DATA SHOWN >>
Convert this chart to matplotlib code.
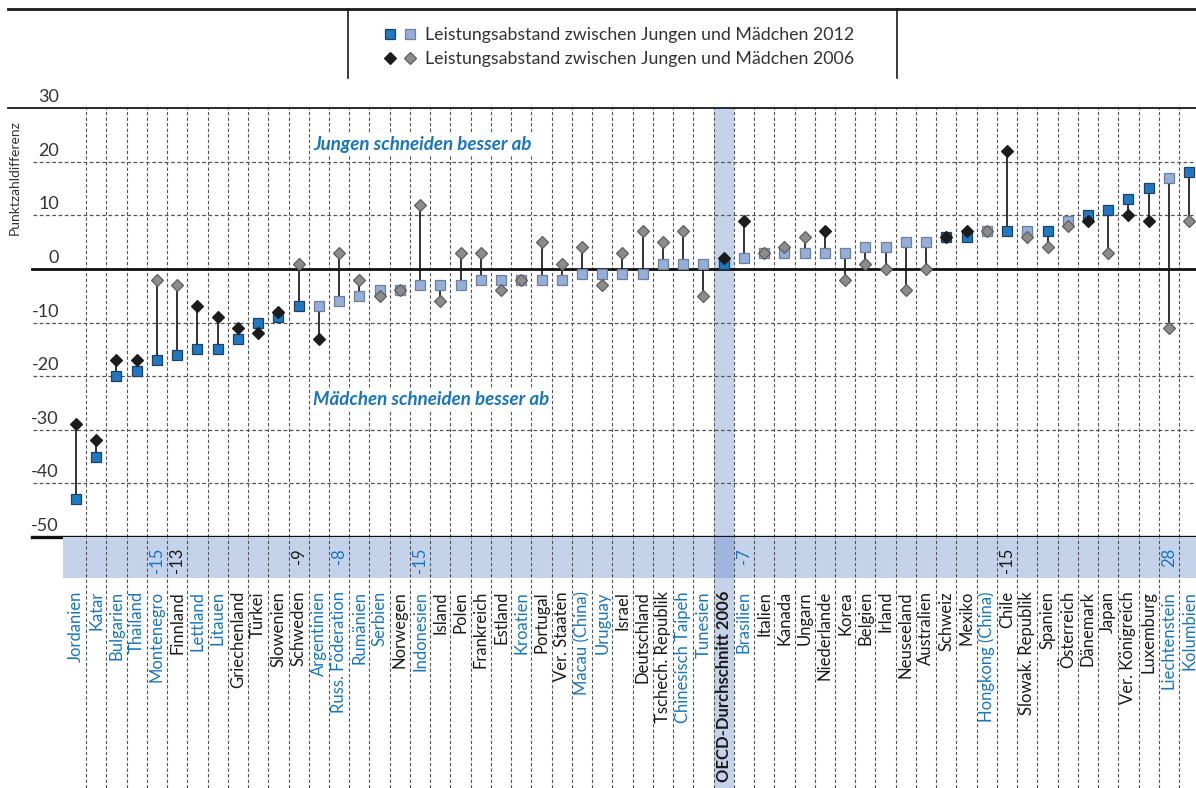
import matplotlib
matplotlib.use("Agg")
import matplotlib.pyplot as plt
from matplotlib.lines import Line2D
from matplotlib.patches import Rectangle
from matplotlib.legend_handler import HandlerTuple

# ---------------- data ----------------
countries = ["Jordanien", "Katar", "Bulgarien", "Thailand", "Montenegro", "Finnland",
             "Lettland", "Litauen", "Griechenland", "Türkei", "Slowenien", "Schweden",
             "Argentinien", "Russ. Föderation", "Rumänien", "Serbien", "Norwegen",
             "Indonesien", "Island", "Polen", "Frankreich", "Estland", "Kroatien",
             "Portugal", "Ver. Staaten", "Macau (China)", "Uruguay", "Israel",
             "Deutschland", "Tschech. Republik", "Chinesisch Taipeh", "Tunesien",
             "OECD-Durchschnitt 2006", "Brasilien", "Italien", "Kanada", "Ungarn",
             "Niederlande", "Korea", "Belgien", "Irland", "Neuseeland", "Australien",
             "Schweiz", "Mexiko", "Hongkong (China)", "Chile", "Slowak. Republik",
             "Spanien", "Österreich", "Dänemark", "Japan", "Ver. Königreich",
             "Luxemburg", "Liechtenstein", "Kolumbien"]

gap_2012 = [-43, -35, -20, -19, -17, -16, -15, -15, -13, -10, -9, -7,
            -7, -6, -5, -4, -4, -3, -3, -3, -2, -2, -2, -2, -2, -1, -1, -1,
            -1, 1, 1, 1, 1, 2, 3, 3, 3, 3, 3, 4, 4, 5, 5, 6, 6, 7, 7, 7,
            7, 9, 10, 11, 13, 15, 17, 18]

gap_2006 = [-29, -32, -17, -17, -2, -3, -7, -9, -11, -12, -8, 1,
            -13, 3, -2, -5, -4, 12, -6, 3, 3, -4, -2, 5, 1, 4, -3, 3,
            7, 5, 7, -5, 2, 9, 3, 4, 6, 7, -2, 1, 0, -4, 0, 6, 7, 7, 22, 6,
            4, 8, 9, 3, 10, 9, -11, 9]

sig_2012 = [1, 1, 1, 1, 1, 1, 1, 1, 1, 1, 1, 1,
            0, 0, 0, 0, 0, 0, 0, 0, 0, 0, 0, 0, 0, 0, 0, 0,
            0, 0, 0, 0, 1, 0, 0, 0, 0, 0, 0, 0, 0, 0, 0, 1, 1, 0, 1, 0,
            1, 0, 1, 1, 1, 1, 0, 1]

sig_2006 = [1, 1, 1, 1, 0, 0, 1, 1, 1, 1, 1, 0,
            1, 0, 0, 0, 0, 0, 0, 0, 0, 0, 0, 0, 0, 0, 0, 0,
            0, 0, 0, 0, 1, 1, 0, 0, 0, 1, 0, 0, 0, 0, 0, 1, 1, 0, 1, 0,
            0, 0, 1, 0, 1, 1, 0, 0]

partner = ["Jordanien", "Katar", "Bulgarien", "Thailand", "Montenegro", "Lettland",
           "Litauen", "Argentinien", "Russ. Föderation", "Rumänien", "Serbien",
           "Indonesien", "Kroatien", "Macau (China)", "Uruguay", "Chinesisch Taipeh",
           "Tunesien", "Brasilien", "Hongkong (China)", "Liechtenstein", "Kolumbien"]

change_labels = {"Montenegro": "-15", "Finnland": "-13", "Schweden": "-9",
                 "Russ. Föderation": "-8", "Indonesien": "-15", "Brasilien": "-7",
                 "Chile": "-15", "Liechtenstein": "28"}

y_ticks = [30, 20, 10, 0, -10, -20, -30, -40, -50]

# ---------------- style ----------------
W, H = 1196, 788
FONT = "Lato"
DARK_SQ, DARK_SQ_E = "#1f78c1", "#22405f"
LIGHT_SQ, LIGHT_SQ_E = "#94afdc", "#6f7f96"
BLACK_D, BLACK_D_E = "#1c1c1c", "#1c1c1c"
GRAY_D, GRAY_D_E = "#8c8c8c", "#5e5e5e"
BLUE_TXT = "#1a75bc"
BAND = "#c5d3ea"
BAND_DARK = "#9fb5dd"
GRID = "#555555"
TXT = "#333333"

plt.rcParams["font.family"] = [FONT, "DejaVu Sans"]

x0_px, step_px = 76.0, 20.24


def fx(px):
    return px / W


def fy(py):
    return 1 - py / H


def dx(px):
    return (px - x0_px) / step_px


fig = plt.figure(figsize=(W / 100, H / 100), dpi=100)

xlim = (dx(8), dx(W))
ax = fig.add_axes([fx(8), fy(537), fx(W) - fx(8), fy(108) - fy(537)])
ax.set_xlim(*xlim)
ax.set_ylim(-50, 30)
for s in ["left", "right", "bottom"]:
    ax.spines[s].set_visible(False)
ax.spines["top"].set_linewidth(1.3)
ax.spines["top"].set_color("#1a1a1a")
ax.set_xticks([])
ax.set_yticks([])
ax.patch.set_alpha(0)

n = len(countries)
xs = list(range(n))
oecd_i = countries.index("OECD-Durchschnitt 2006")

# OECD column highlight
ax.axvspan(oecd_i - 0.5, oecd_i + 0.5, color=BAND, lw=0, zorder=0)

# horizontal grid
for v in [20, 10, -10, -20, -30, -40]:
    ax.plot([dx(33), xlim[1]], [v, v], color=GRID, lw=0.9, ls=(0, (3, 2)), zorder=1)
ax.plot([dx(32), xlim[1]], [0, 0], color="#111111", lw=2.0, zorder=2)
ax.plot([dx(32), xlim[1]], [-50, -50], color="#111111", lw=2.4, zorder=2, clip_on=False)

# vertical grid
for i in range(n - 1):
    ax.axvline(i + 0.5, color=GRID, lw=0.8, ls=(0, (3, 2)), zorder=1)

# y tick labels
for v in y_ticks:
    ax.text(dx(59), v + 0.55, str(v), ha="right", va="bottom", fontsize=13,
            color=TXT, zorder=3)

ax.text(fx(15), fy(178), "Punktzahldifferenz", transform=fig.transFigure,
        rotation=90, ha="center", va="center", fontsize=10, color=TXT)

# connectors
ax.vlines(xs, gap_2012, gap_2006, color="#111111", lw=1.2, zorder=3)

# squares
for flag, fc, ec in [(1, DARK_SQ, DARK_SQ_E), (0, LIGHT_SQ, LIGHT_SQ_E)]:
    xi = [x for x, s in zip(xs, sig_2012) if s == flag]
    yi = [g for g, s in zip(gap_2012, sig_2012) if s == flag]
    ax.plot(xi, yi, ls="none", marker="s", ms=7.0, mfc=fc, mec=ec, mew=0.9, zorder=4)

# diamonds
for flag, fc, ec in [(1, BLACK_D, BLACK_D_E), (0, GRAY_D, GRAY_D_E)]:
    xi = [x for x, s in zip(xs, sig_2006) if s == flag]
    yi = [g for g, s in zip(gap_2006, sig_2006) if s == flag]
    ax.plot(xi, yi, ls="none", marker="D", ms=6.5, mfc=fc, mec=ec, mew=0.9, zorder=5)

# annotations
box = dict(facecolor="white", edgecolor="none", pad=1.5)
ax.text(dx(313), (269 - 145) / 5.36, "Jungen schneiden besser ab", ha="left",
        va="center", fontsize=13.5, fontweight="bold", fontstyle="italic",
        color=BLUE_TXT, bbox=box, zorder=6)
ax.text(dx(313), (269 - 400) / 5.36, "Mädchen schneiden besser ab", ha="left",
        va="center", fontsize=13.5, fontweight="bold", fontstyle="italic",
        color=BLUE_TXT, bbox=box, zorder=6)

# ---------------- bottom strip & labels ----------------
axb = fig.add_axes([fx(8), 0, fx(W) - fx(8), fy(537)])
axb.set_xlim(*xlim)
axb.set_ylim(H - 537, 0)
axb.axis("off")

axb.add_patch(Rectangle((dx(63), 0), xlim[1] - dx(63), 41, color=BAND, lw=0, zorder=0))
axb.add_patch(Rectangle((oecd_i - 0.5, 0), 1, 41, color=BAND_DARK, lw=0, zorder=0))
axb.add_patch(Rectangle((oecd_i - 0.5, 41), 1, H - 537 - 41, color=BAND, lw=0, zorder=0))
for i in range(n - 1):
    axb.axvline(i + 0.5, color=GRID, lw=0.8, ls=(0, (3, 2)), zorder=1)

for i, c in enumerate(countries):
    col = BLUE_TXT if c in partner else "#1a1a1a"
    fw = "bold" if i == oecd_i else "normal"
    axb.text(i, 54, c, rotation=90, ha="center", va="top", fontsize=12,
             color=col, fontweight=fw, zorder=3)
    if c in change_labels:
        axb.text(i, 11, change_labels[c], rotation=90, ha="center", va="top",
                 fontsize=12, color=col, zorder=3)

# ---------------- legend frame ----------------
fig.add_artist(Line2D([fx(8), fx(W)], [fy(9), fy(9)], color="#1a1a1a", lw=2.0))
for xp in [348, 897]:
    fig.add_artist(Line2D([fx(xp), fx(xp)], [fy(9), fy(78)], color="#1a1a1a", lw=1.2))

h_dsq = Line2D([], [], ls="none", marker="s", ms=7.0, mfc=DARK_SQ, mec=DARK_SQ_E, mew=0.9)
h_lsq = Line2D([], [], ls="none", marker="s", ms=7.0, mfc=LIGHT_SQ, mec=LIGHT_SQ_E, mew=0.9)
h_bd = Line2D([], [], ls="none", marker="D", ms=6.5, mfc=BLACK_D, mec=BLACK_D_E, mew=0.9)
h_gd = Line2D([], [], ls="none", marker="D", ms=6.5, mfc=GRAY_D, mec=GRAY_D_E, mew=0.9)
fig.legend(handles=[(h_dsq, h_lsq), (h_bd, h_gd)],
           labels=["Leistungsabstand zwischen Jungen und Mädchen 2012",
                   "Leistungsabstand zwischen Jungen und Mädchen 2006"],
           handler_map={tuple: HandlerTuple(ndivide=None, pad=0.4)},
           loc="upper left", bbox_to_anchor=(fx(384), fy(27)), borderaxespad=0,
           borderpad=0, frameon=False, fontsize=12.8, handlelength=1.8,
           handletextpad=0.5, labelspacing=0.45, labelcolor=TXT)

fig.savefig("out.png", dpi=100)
--
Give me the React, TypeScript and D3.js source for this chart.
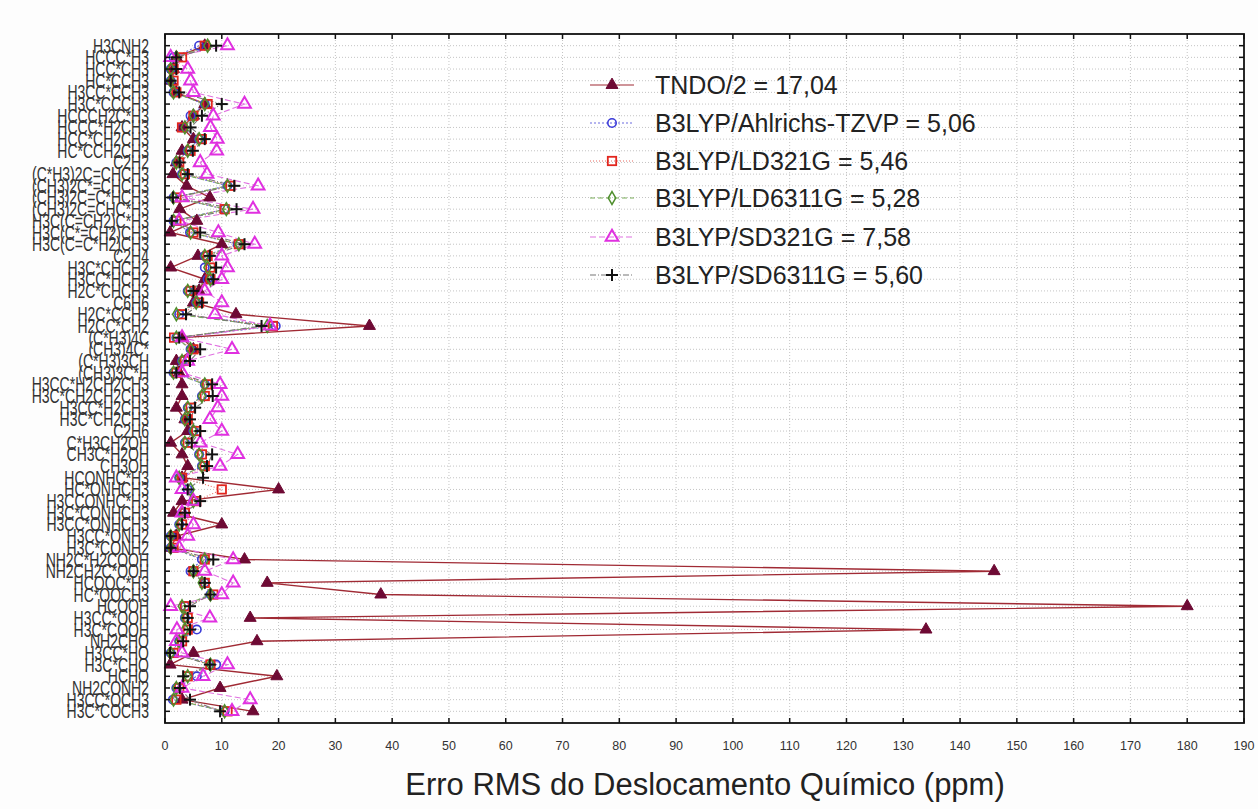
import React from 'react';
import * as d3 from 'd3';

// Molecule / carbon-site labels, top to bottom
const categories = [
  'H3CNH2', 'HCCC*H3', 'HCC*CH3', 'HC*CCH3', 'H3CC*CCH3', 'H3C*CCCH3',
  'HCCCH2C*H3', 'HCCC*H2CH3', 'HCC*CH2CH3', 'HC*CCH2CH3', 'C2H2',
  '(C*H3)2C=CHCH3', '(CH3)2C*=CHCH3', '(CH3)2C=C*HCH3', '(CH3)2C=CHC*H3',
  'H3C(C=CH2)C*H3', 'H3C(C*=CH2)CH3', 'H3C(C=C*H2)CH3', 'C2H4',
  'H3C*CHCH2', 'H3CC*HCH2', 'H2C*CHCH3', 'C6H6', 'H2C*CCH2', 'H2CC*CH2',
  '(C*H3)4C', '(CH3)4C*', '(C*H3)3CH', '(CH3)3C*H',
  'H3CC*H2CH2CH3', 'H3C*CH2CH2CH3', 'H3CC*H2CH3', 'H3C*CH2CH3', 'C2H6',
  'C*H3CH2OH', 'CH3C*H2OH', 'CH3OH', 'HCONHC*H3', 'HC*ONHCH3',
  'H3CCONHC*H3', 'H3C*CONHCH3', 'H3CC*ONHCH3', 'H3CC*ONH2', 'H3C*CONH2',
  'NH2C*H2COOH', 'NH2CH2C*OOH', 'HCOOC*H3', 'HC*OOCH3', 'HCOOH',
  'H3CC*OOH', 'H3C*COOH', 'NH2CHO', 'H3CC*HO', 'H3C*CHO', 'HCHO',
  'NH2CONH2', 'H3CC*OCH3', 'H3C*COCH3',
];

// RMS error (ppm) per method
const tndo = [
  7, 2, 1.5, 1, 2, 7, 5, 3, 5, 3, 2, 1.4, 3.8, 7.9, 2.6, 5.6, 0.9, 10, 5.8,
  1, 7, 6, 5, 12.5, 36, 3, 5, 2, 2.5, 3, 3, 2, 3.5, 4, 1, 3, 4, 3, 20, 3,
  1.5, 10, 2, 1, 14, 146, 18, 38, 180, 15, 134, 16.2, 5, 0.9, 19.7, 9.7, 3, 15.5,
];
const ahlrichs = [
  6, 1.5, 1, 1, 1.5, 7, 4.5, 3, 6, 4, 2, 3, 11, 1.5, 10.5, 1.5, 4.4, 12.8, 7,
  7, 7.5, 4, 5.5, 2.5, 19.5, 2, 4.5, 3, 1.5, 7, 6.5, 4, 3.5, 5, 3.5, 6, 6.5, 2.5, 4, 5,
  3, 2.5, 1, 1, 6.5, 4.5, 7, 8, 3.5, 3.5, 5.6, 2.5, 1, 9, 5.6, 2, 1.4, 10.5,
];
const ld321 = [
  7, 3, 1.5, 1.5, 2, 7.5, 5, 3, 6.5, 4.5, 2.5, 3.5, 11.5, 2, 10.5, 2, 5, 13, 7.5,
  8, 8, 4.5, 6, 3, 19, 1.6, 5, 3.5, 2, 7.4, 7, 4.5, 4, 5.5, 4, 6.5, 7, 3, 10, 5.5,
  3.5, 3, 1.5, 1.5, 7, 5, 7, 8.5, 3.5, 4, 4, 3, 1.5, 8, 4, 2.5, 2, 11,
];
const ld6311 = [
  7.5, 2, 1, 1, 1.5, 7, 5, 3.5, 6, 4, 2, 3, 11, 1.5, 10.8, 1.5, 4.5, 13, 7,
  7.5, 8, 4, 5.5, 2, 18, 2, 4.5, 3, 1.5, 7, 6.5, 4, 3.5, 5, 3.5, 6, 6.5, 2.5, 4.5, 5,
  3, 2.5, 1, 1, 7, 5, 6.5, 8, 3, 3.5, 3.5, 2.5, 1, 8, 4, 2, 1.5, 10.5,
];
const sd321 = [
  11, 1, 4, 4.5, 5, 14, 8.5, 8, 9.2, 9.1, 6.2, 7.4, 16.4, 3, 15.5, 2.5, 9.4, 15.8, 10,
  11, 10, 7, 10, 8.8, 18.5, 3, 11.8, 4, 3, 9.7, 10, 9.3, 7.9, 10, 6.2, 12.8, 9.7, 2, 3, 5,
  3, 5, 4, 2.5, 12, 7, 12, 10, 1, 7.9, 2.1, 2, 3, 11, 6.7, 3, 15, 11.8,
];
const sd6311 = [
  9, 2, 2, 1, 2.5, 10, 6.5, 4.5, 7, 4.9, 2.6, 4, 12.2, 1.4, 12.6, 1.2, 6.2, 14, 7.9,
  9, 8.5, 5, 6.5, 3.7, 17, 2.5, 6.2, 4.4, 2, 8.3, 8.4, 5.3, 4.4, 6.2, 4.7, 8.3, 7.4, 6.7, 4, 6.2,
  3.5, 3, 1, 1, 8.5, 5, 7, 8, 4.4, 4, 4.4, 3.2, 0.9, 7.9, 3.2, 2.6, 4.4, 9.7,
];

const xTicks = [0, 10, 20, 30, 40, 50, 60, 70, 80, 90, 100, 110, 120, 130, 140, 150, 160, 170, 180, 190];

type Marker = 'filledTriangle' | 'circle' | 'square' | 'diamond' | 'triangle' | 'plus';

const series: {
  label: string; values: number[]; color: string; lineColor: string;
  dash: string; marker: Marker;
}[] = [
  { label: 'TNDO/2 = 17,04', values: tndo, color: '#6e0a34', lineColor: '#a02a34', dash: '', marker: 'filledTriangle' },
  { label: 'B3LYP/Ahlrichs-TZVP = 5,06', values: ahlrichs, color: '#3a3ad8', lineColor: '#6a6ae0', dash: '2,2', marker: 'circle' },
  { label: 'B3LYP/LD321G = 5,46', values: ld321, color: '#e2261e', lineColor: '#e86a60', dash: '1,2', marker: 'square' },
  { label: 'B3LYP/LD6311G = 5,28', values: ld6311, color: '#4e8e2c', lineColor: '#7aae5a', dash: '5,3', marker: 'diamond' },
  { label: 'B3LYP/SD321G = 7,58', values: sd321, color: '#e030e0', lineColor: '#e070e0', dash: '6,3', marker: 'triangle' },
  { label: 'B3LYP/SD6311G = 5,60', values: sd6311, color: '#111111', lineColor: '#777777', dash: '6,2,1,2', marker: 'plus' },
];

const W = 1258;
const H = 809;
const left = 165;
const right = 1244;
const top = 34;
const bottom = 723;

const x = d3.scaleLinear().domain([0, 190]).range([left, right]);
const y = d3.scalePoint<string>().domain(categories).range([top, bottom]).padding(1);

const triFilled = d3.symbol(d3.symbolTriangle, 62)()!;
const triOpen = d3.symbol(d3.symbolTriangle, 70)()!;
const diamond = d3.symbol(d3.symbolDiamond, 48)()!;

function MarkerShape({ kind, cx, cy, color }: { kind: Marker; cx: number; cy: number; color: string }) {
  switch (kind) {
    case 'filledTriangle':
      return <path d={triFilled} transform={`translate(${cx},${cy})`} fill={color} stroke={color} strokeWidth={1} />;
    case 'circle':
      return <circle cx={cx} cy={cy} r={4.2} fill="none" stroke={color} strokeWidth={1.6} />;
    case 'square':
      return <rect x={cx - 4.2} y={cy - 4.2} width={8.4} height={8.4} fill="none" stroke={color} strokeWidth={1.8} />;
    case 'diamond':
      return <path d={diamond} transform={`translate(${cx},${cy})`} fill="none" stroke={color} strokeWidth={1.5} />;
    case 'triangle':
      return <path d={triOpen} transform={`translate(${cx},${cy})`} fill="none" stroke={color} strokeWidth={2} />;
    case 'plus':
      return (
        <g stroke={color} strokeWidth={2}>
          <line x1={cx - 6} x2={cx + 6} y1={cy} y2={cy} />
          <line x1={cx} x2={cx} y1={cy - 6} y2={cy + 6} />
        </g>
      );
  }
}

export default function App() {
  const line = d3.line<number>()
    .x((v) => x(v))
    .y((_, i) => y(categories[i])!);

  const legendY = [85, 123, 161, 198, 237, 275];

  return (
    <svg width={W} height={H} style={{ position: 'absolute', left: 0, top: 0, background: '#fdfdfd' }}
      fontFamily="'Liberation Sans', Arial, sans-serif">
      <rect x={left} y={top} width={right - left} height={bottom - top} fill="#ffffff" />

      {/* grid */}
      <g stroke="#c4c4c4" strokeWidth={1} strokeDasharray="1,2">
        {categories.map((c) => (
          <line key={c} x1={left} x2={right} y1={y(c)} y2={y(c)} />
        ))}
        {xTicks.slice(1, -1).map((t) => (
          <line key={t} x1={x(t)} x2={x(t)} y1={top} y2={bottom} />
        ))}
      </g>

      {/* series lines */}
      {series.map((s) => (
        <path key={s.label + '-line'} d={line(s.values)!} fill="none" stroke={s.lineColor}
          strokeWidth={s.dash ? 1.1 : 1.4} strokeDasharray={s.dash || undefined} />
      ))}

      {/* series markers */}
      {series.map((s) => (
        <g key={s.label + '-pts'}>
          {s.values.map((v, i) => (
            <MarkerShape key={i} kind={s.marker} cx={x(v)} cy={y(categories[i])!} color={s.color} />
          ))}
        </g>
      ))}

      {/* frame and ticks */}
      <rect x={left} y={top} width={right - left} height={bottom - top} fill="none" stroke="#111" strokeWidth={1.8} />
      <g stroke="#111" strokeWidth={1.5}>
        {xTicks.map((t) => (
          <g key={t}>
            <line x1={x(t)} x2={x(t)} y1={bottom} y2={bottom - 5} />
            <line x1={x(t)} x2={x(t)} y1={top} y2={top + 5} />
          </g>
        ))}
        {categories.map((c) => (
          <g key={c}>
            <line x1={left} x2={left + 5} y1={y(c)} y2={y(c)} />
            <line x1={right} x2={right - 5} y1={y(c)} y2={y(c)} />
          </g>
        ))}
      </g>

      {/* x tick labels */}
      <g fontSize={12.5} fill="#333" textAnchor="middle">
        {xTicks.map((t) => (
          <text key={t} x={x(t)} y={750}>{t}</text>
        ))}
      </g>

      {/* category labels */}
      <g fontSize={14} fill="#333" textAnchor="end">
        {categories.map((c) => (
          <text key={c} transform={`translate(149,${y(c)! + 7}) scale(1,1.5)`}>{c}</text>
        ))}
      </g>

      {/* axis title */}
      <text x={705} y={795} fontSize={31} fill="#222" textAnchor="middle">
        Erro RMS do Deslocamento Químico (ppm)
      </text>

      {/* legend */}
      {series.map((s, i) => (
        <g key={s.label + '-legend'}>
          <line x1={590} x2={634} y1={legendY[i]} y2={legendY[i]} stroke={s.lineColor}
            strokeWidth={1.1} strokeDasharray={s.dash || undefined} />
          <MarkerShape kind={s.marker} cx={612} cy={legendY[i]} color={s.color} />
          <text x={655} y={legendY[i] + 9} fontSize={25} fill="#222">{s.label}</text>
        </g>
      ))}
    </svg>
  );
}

TASK DETAILS >> Pick out all lines from the data above in which the word "chart" appears.

SOLVED EXERCISE >>
Convert this chart to matplotlib code.
Give me the React, TypeScript and D3.js source for this chart.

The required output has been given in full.